Lockdown Reviews

Les Quatre Cents Coups (dir. Truffaut)


This superb coming of age movie has long been a firm favourite of mine and I enjoyed rediscovering it on Prime. The grainy black and white film captures Paris as I first knew it, grubby and run down but still magnificent. You can almost smell Disque Bleu and bread and coffee in the city’s streets.

Antoine Doinel is a thirteen year old boy who is oppressed by his feckless and inconsistent mother and stepfather and by his pedantic and vindictive schoolmaster. He is aided and abetted in his truancy by his copain, René. They get up to a great deal of mischief including the farcical theft of a typewriter from Antoine’s father’s office. They fail to dispose of it through a fence who tries to cheat them. Antoine is caught trying to return it and is handed over to the police. Eventually, he is sent to a reformatory and escapes during a football match.

Given the subject matter of an adolescent going off the rails, the film should be grim, but it is far from that. Antoine’s patience, resourcefulness and finally his breakout are engaging and finally exhilarating and we are onside from early on. All the acting is pitch perfect, though Jean-Pierre Léaud, as Antoine is terrific. I would defy you not to want to rescue him.

However, it is the direction which lifts the film into greatness: every frame is a delight. Special moments include Antoine’s antics behind the blackboard near the beginning; his contortions on the Rotor, the centrifugal fairground ride, where he is pinned to the wall as the floor sinks away; the way the boys peel off on a PT run through the streets; an éclat of pigeons accompanying the boys’ sense of freedom while bunking off; the small children’s excitement during the puppet show in the public gardens – and so much more. The long tracking shots towards the end as Antoine is running are emotionally powerful as is the freeze frame when he reaches the sea and turns to look straight into the camera.

A Midsummer Night’s Dream BBC4 dir. Russell T. Davies.


Now if you thought I might come over all purist about this I would have to disappoint you. I found it absolutely joyous. There were tremendous liberties taken. The biggest is the depiction of Theseus as a totalitarian tyrant who keeps Hippolyita in (literal) bondage throughout the play until she is released by [spoiler alert] Titania. But within its own terms, it works particularly well. Lysander and Demetrius do not usually fall for each other in 3.ii but what the hell, the love juice wreaks havoc anyway, so why not? The cutting of the text is adroit – one can rarely see the join – and the reallocation of lines is often illuminating. The casting is brilliant and the colour casting, if I can call it that, is perfect fitted to the contrasts in the play. The CGI is stunning and again, why not? One quibble is that Thisbe’s death was played, as seems to be the fashion, for pathos, neglecting the comedy of the words. I think you can have both. The dance at the end – though hardly a Bergomasque – was rapturous
fun. Puck’s epilogue makes a cunning apology for all the liberties taken and I was happy to give him my hands.

Ex machina


An intellectually challenging take on the future of AI with a gripping development including some genuine surprises. Visually compelling. But in the end, I didn’t buy it. The film tried very hard to deal with the issue of sexuality but, in my view, resorted to some soft porny scenes and dodged the issue. If the first fully independent, intellectually superior robot with an artificial intelligence capable of reproducing itself with an accelerating capacity to evolve turns out to be female, well, no skin off my nose. But if she wore white high heels and a white brocade dress, I would have to wonder what it was evolving towards and in what direction.

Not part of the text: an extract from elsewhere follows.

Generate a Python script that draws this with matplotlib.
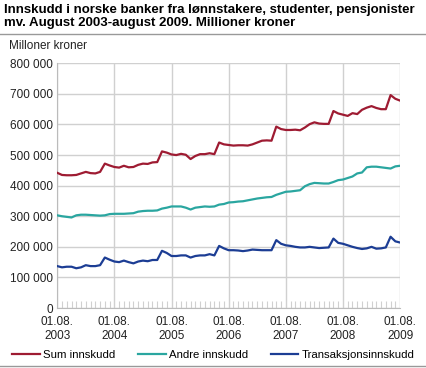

Occupied (2019) Amazon Prime – don’t confuse with Norwegian TV Series.


Amazing gem. Can’t find out anything about it online. Set in a village in Nazi occupied Russia. Superbly shot, brilliantly acted.

Bicycle Thieves [dir. Di Sicca]


Heartbreaking masterpiece set in postwar Rome. Antonio [Lamberto Maggiorani] is dependent on his bicycle for his job as a bill poster. Work is almost impossible to come by so when it is stolen it is a devastating blow. The film is an odyssey which takes us all over the city in search of the stolen bike. Antonio is accompanied in his search by his 8 year old son, Bruno [Enzio Staiola] whose loyalty to his father is both engaging and poignant. In the end, Antonio is faced with a moral dilemma. Should he steal a bicycle in his turn so that his family can eat?
Superbly shot. The city is realised keenly and some of the cinematography is almost documentary in style. The image of little Bruno trotting by his daddy and trying to keep up, looking up at him and almost stumbling will haunt you.